Thee Pakistani authorities have clearly and spectacularly failed in fulfilling their responsibilities, as evidenced by the events in Dera Ismail Khan. Prisons, supposed to be controlled spaces, are made ineffective by the venality of jailers. In exchange for bribed, these persons make it possible for prisoners to enjoy every facility. It cannot be ignored that the prison break comes after a crackdown on prisoners having mobile phones. If the jailers are corrupt enough to take bribes for mobiles, they cannot escape suspicion of taking money to look the other way while the explosives were smuggled in.
The break is basically a failure of intelligence. The agencies failed to find out that such an attempt was going to be made. It is flabbergasting for the common man to see that even an operation of this huge a scale, was conducted without knowledge of the agencies, and has left them humiliated, once again.
This is also the first major test of the PTI provincial government, under whose jurisdiction the D.I. Khan prisons fall, and which therefore is primarily responsible for the working of the jail machinery.

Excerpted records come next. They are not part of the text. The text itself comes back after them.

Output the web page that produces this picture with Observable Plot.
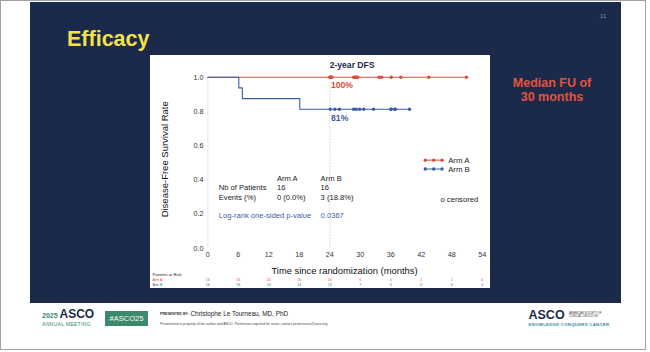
<!DOCTYPE html>
<html><head><meta charset="utf-8">
<script src="https://cdn.jsdelivr.net/npm/d3@7"></script>
<script src="https://cdn.jsdelivr.net/npm/@observablehq/plot@0.6"></script>
<style>
html,body{margin:0;padding:0;background:#fff;}
body{width:650px;height:352px;position:relative;overflow:hidden;font-family:Arial,"Liberation Sans",Helvetica,sans-serif;}
.a{position:absolute;white-space:nowrap;line-height:1;}
#frame{left:0;top:0;width:646px;height:350px;border:1px solid #a0a0a0;box-sizing:border-box;}
#slide{left:30px;top:2px;width:591px;height:301px;background:#1b2a4a;}
#title{left:67px;top:28.8px;color:#f2e24a;font-weight:bold;font-size:21.5px;}
#pnum{left:600px;top:13px;color:#8893ad;font-size:6px;}
#fu{left:492px;top:75.8px;width:120px;text-align:center;color:#e2533f;font-weight:bold;font-size:12.5px;line-height:14.4px;white-space:normal;}
#chart{left:150px;top:55px;}
</style></head>
<body>
<div id="frame" class="a"></div>
<div id="slide" class="a"></div>
<div id="title" class="a">Efficacy</div>
<div id="pnum" class="a">11</div>
<div id="fu" class="a">Median FU of<br>30 months</div>
<div id="chart" class="a"></div>

<div class="a" style="left:42px;top:308px;font-size:12px;line-height:12px;font-weight:bold;color:#1b2a4a;"><span style="font-size:7px;color:#3a8a6a;">2025 </span>ASCO</div>
<div class="a" style="left:42px;top:321.5px;font-size:5.2px;color:#3a8a6a;letter-spacing:0.2px;">ANNUAL MEETING</div>
<div class="a" style="left:105px;top:311px;width:43px;height:15px;background:#3b8a6b;color:#fff;font-size:7.5px;line-height:15px;text-align:center;">#ASCO25</div>
<div class="a" style="left:160px;top:312.5px;font-size:3.6px;font-weight:bold;color:#333;">PRESENTED BY:</div>
<div class="a" style="left:190.5px;top:311px;font-size:6.4px;color:#222;">Christophe Le Tourneau, MD, PhD</div>
<div class="a" style="left:160px;top:322.5px;font-size:3.4px;color:#444;">Presentation is property of the author and ASCO. Permission required for reuse; contact permissions@asco.org</div>
<div class="a" style="left:528.5px;top:309px;font-size:12.5px;font-weight:bold;color:#1b2a4a;">ASCO</div>
<div class="a" style="left:569px;top:312px;font-size:2.8px;color:#333;line-height:3.3px;">AMERICAN SOCIETY OF<br>CLINICAL ONCOLOGY</div>
<div class="a" style="left:528.5px;top:322.5px;font-size:4.2px;font-weight:bold;color:#2f8a9a;letter-spacing:0.35px;">KNOWLEDGE CONQUERS CANCER</div>

<script>
// ---------- data ----------
const arms = ["Arm A", "Arm B"];
const armColors = ["#e04a3c", "#3d5ca6"];
const xTicks = [0, 6, 12, 18, 24, 30, 36, 42, 48, 54];
const yTicks = [0, 0.2, 0.4, 0.6, 0.8, 1.0];
// Kaplan-Meier step points (months, survival)
const armATimes = [0, 50.9];
const armASurv  = [1, 1];
const armBTimes = [0, 6.1, 6.8, 18.1, 39.7];
const armBSurv  = [1, 0.9375, 0.875, 0.8125, 0.8125];
// censoring times (months)
const armACensored = [24.0, 24.1, 24.2, 24.3, 24.4, 28.7, 28.9, 29.1, 29.3, 29.5, 33.7, 34.2, 36.1, 38.0, 43.5, 50.9];
const armBCensored = [24.1, 25.0, 25.9, 28.7, 29.2, 29.9, 30.7, 32.6, 36.0, 36.1, 36.8, 36.9, 39.7];
// patients at risk at each x tick
const armAAtRisk = [16, 16, 16, 16, 16, 6, 4, 2, 1, 0];
const armBAtRisk = [16, 16, 14, 14, 13, 7, 5, 0, 0, 0];
// summary table
const tableHeader = ["Arm A", "Arm B"];
const tableLabels = ["Nb of Patients", "Events (%)"];
const armAStats = ["16", "0 (0.0%)"];
const armBStats = ["16", "3 (18.8%)"];
const pLabel = "Log-rank one-sided p-value";
const pValue = "0.0367";
const dfsTitle = "2-year DFS";
const dfsValues = ["100%", "81%"];
const landmark = 24;

// ---------- derived tables ----------
const curves = [[armATimes, armASurv], [armBTimes, armBSurv]];
const censored = [armACensored, armBCensored];
const atRisk = [armAAtRisk, armBAtRisk];
const curveRows = arms.flatMap((arm, i) => curves[i][0].map((t, j) => ({arm, t, s: curves[i][1][j]})));
const survAt = (i, t) => { const [ts, ss] = curves[i]; let s = ss[0]; ts.forEach((tt, j) => { if (tt <= t) s = ss[j]; }); return s; };
const censorRows = arms.flatMap((arm, i) => censored[i].map(t => ({arm, t, s: survAt(i, t)})));
const riskRows = i => xTicks.map((t, j) => ({t, n: String(atRisk[i][j])}));

const font = "Arial, 'Liberation Sans', Helvetica, sans-serif";
const txt = "#1a1a1a";
// layout (data-space anchors for annotations)
const legX = [42.8, 44.45, 46.1], legY = [0.515, 0.463];
const colX = [2.16, 13.6, 22.2];
const rowY = [0.41, 0.357, 0.298, 0.191];

const marks = [
  Plot.ruleX([0], {stroke: "#e4e4e4", strokeWidth: 0.8}),
  Plot.ruleX([landmark], {y1: 0, y2: 1, stroke: "#c4c4c4", strokeWidth: 0.8, strokeDasharray: "1.2,1.8"}),
  Plot.axisX({ticks: xTicks, tickSize: 0, tickPadding: 3.5, fontSize: 7.2, fill: "#333", label: null}),
  Plot.axisY({ticks: yTicks, tickFormat: d => d.toFixed(1), tickSize: 0, tickPadding: 4.3, fontSize: 7.2, fill: "#333", label: null}),
  Plot.line(curveRows, {x: "t", y: "s", z: "arm", stroke: "arm", curve: "step-after", strokeWidth: 1.1}),
  Plot.dot(censorRows, {x: "t", y: "s", fill: "arm", r: 1.7}),
  // titles
  Plot.text(["Time since randomization (months)"], {x: 26.9, y: 0, dy: 22.5, fontSize: 9.4, fill: "#111"}),
  Plot.text(["Disease-Free Survival Rate"], {x: 0, y: 0.52, dx: -43.3, rotate: -90, fontSize: 9.5, fill: "#111"}),
  // 2-year DFS annotation
  Plot.text([dfsTitle], {x: 28.4, y: 1.068, fontSize: 8.6, fontWeight: "bold", fill: "#1b2a4a"}),
  Plot.text([dfsValues[0]], {x: 26.4, y: 0.951, fontSize: 8.6, fontWeight: "bold", fill: armColors[0]}),
  Plot.text([dfsValues[1]], {x: 25.95, y: 0.758, fontSize: 8.6, fontWeight: "bold", fill: armColors[1]}),
  // summary table
  Plot.text(tableHeader, {x: (d, i) => colX[i + 1], y: rowY[0], textAnchor: "start", fontSize: 7.6, fill: txt}),
  Plot.text(tableLabels, {x: colX[0], y: (d, i) => rowY[i + 1], textAnchor: "start", fontSize: 7.6, fill: txt}),
  Plot.text(armAStats, {x: colX[1], y: (d, i) => rowY[i + 1], textAnchor: "start", fontSize: 7.6, fill: txt}),
  Plot.text(armBStats, {x: colX[2], y: (d, i) => rowY[i + 1], textAnchor: "start", fontSize: 7.6, fill: txt}),
  Plot.text([pLabel], {x: colX[0], y: rowY[3], textAnchor: "start", fontSize: 7.6, fill: armColors[1]}),
  Plot.text([pValue], {x: colX[2], y: rowY[3], textAnchor: "start", fontSize: 7.6, fill: armColors[1]}),
  Plot.text(["o censored"], {x: 45.8, y: 0.285, textAnchor: "start", fontSize: 7.6, fill: txt}),
  // legend
  ...arms.flatMap((arm, i) => [
    Plot.ruleY([legY[i]], {x1: legX[0], x2: legX[2], stroke: armColors[i], strokeWidth: 1}),
    Plot.dot(legX, {x: d => d, y: legY[i], fill: armColors[i], r: 1.7}),
    Plot.text([arm], {x: 47.3, y: legY[i], textAnchor: "start", fontSize: 7.8, fill: txt})
  ]),
  // patients at risk
  Plot.text(["Patients at Risk"], {x: 0, y: 0, dx: -55.3, dy: 26.6, textAnchor: "start", fontSize: 4.2, fill: "#222"}),
  ...arms.flatMap((arm, i) => [
    Plot.text([arm], {x: 0, y: 0, dx: -55.3, dy: 31.8 + 4.4 * i, textAnchor: "start", fontSize: 3.6, fill: armColors[i]}),
    Plot.text(riskRows(i), {x: "t", y: 0, dy: 31.8 + 4.4 * i, text: "n", fontSize: 3.6, fill: armColors[i]})
  ])
];

const chart = Plot.plot({
  width: 340, height: 233,
  marginLeft: 57.3, marginRight: 8.3, marginTop: 21.7, marginBottom: 40.3,
  x: {domain: [0, 54]},
  y: {domain: [0, 1]},
  color: {domain: arms, range: armColors},
  style: {background: "#fff", fontFamily: font, overflow: "visible"},
  marks
});
document.getElementById("chart").appendChild(chart);
</script>
</body></html>
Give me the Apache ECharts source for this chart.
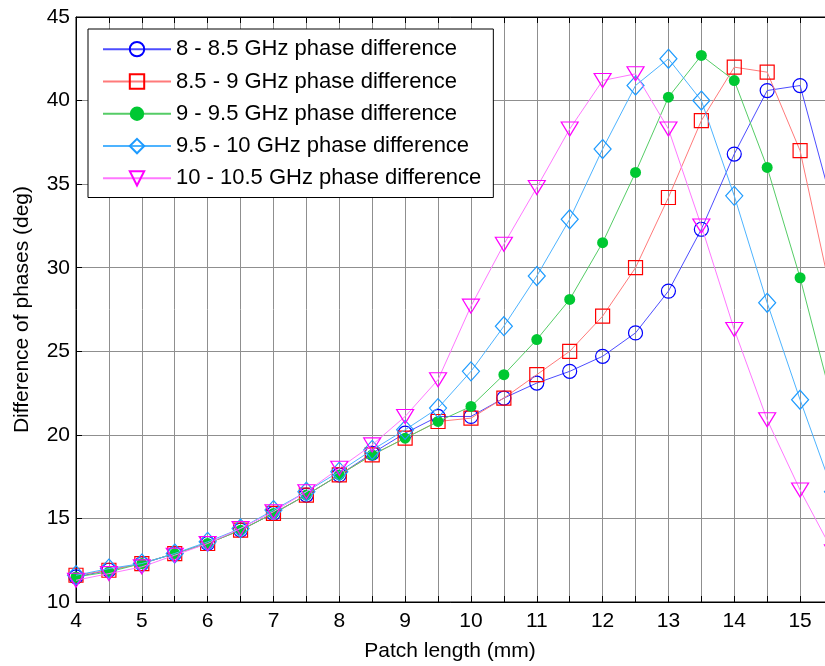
<!DOCTYPE html>
<html>
<head>
<meta charset="utf-8">
<script src="https://cdn.jsdelivr.net/npm/echarts@6/dist/echarts.min.js"></script>
<style>
  html, body { margin: 0; padding: 0; background: #ffffff; }
  #chart { width: 825px; height: 666px; }
</style>
</head>
<body>
<div id="chart"></div>
<script>
// ---- data ----
const patchLength = [4, 4.5, 5, 5.5, 6, 6.5, 7, 7.5, 8, 8.5, 9, 9.5, 10, 10.5, 11, 11.5, 12, 12.5, 13, 13.5, 14, 14.5, 15, 15.5];
const seriesNames = [
  '8 - 8.5 GHz phase difference',
  '8.5 - 9 GHz phase difference',
  '9 - 9.5 GHz phase difference',
  '9.5 - 10 GHz phase difference',
  '10 - 10.5 GHz phase difference'
];
const band8_85   = [11.5, 11.9, 12.3, 12.9, 13.5, 14.3, 15.3, 16.4, 17.6, 18.9, 20.1, 21.1, 21.1, 22.2, 23.1, 23.8, 24.7, 26.1, 28.6, 32.3, 36.8, 40.6, 40.9, 33.6];
const band85_9   = [11.6, 11.9, 12.3, 12.9, 13.5, 14.3, 15.3, 16.4, 17.6, 18.8, 19.8, 20.8, 21.0, 22.2, 23.6, 25.0, 27.1, 30.0, 34.2, 38.8, 42.0, 41.7, 37.0, 27.9];
const band9_95   = [11.5, 11.8, 12.3, 12.9, 13.5, 14.3, 15.3, 16.4, 17.6, 18.8, 19.8, 20.8, 21.7, 23.6, 25.7, 28.1, 31.5, 35.7, 40.2, 42.7, 41.2, 36.0, 29.4, 21.8];
const band95_10  = [11.6, 12.0, 12.3, 12.9, 13.6, 14.4, 15.5, 16.6, 17.8, 19.1, 20.3, 21.6, 23.8, 26.5, 29.5, 32.9, 37.1, 40.9, 42.5, 40.0, 34.3, 27.9, 22.1, 16.6];
const band10_105 = [11.3, 11.7, 12.1, 12.8, 13.5, 14.4, 15.4, 16.6, 18.0, 19.4, 21.1, 23.3, 27.7, 31.4, 34.8, 38.3, 41.2, 41.6, 38.3, 32.5, 26.3, 20.9, 16.7, 13.0];
const yTicks = [10, 15, 20, 25, 30, 35, 40, 45];
const xTickLabels = [4, 5, 6, 7, 8, 9, 10, 11, 12, 13, 14, 15];

// ---- styles ----
const FONT = "'Liberation Sans', Arial, sans-serif";
const styles = [
  { line: '#4d4dff', mark: '#0000ff', symbol: 'circle', size: 14, fill: false, rotate: 0 },
  { line: '#ff7a7a', mark: '#ff0000', symbol: 'rect', size: 14, fill: false, rotate: 0 },
  { line: '#55cc66', mark: '#00c832', symbol: 'circle', size: 11, fill: true, rotate: 0 },
  { line: '#4db3ff', mark: '#1e9bff', symbol: 'diamond', size: [17, 19], fill: false, rotate: 0 },
  { line: '#ff77ff', mark: '#ff00ff', symbol: 'triangle', size: [17, 14], fill: false, rotate: 180 }
];
const values = [band8_85, band85_9, band9_95, band95_10, band10_105];

const series = values.map((vals, i) => {
  const s = styles[i];
  return {
    name: seriesNames[i],
    type: 'line',
    data: patchLength.map((x, k) => [x, vals[k]]),
    symbol: s.symbol,
    symbolSize: s.size,
    symbolRotate: s.rotate,
    showAllSymbol: true,
    color: s.mark,
    lineStyle: { color: s.line, width: 1 },
    itemStyle: s.fill
      ? { color: s.mark, borderColor: s.mark, borderWidth: 0 }
      : { color: 'rgba(255,255,255,0)', borderColor: s.mark, borderWidth: 1.2 },
    emphasis: { disabled: true },
    animation: false,
    z: 2 + i
  };
});

const chart = echarts.init(document.getElementById('chart'), null, { renderer: 'canvas' });
chart.setOption({
  backgroundColor: '#ffffff',
  animation: false,
  textStyle: { fontFamily: FONT },
  grid: {
    left: 76, top: 17, right: -8, bottom: 64,
    containLabel: false,
    outerBoundsMode: 'none',
    show: true, borderColor: '#000', borderWidth: 1, backgroundColor: 'transparent'
  },
  legend: {
    orient: 'vertical',
    left: 88,
    top: 29,
    padding: [9, 12, 8, 14],
    itemWidth: 68,
    itemHeight: 18,
    itemGap: 10,
    backgroundColor: '#ffffff',
    borderColor: '#000000',
    borderWidth: 1,
    borderRadius: 0,
    selectedMode: false,
    textStyle: { fontFamily: FONT, fontSize: 22, color: '#000', lineHeight: 22.3 },
    data: seriesNames
  },
  xAxis: [{
    type: 'value',
    min: 4,
    max: 15.5,
    interval: 0.5,
    name: 'Patch length (mm)',
    nameLocation: 'middle',
    nameGap: 39,
    nameTextStyle: { fontFamily: FONT, fontSize: 21, color: '#000', padding: [0, 9, 0, 0] },
    axisLine: { show: true, lineStyle: { color: '#000', width: 1 } },
    axisTick: { show: true, inside: true, length: 6, lineStyle: { color: '#000' } },
    axisLabel: {
      fontFamily: FONT, fontSize: 21, color: '#000', margin: 9,
      formatter: v => (xTickLabels.indexOf(v) >= 0 ? String(v) : '')
    },
    splitLine: { show: true, lineStyle: { color: '#8f8f8f', width: 1 } }
  }, {
    type: 'value',
    position: 'top',
    min: 4,
    max: 15.5,
    interval: 0.5,
    axisLine: { show: true, lineStyle: { color: '#000', width: 1 } },
    axisTick: { show: true, inside: true, length: 6, lineStyle: { color: '#000' } },
    axisLabel: { show: false },
    splitLine: { show: false }
  }],
  yAxis: {
    type: 'value',
    min: yTicks[0],
    max: yTicks[yTicks.length - 1],
    interval: 5,
    name: 'Difference of phases (deg)',
    nameLocation: 'middle',
    nameGap: 43,
    nameRotate: 90,
    nameTextStyle: { fontFamily: FONT, fontSize: 21, color: '#000' },
    axisLine: { show: true, lineStyle: { color: '#000', width: 1 } },
    axisTick: { show: true, inside: true, length: 6, lineStyle: { color: '#000' } },
    axisLabel: { fontFamily: FONT, fontSize: 21, color: '#000', margin: 6 },
    splitLine: { show: true, lineStyle: { color: '#8f8f8f', width: 1 } }
  },
  series: series
});
</script>
</body>
</html>
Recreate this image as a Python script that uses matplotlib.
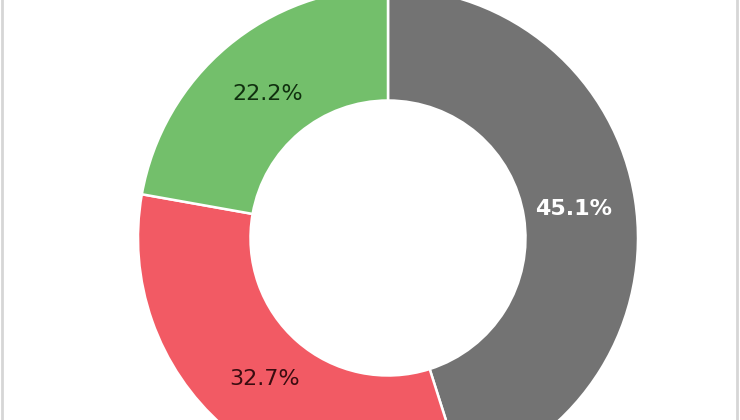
"""Donut chart: share of three categories."""

import matplotlib

matplotlib.use("Agg")
import matplotlib.pyplot as plt
from matplotlib.patches import Rectangle

# data
labels = ["Gray", "Red", "Green"]
shares = [45.1, 32.7, 22.2]
colors = ["#737373", "#F25A64", "#73BF6B"]
text_colors = ["#FFFFFF", "#3A0C10", "#10300F"]


def main() -> None:
    fig = plt.figure(figsize=(7.4, 4.2), dpi=100)
    ax = fig.add_axes([0, 0, 1, 1])

    wedges, texts, autotexts = ax.pie(
        shares,
        colors=colors,
        startangle=90,
        counterclock=False,
        radius=1.0,
        autopct="%1.1f%%",
        pctdistance=0.752,
        wedgeprops=dict(width=0.45, edgecolor="white", linewidth=1.8),
        textprops=dict(fontsize=16, family="DejaVu Sans"),
    )
    for t, c in zip(autotexts, text_colors):
        t.set_color(c)
        if c == "#FFFFFF":
            t.set_fontweight("bold")

    # the chart is cropped: centre sits at (388, 238) px, radius 250 px
    scale = 250.0
    cx, cy = 388.0, 238.0
    ax.set_xlim(-cx / scale, (740 - cx) / scale)
    ax.set_ylim(-(420 - cy) / scale, cy / scale)
    ax.set_aspect("equal", adjustable="box")
    ax.axis("off")

    # light frame around the chart area (top and bottom are cut off)
    fig.patches.append(
        Rectangle((2 / 740, -0.1), 735 / 740, 1.2, transform=fig.transFigure,
                  fill=False, edgecolor="#D6D6D6", linewidth=2.0)
    )

    fig.savefig("out.png", dpi=100)


if __name__ == "__main__":
    main()
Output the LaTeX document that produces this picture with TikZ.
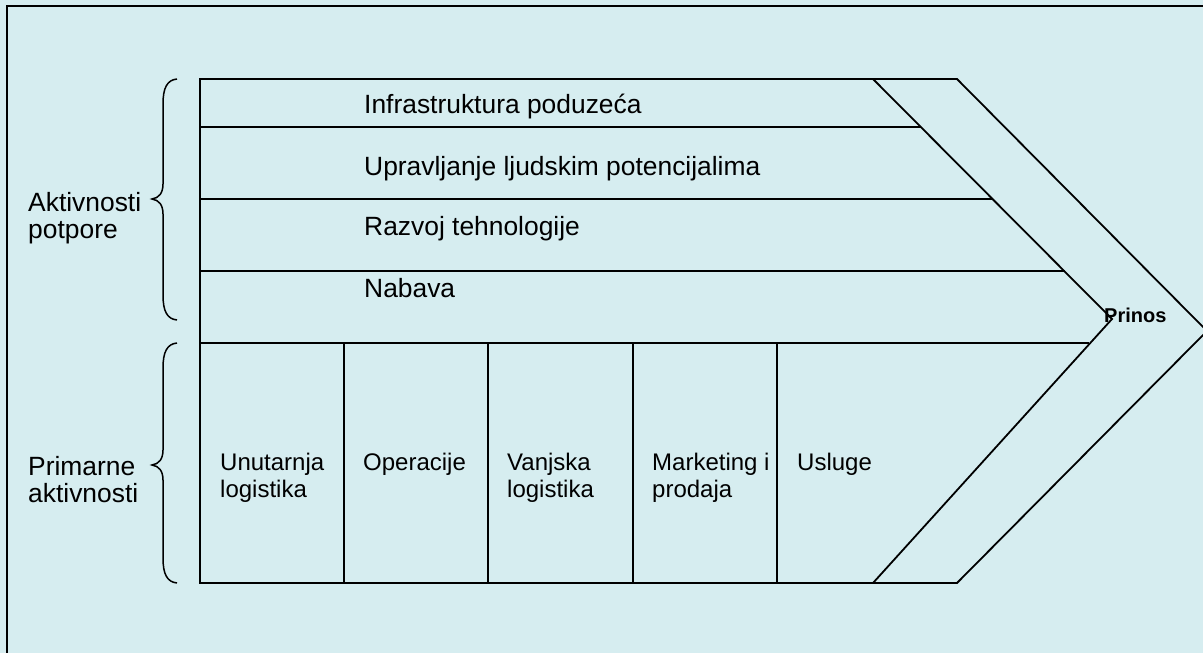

It should be noted that while the jail break does not represent the growing boldness of the ordinary criminal, but is part of a well orchestrated, armed effort to hollow the Pakistani state from within, and establish a militant, sectarian setup. The tragedy is that there may be an enquiry, but the country has already braced itself for a repetition, knowing full well the blank pages that inhabit the structural imperatives of the Pakistani intelligence agencies' mechanisms and government's nonexistent policies on dealing with terrorism. News from Pakistan every day contains such incidents, of a state under attacks. The question now is, when will the state push back? How much longer will this go on without a plan to fight back -- and win?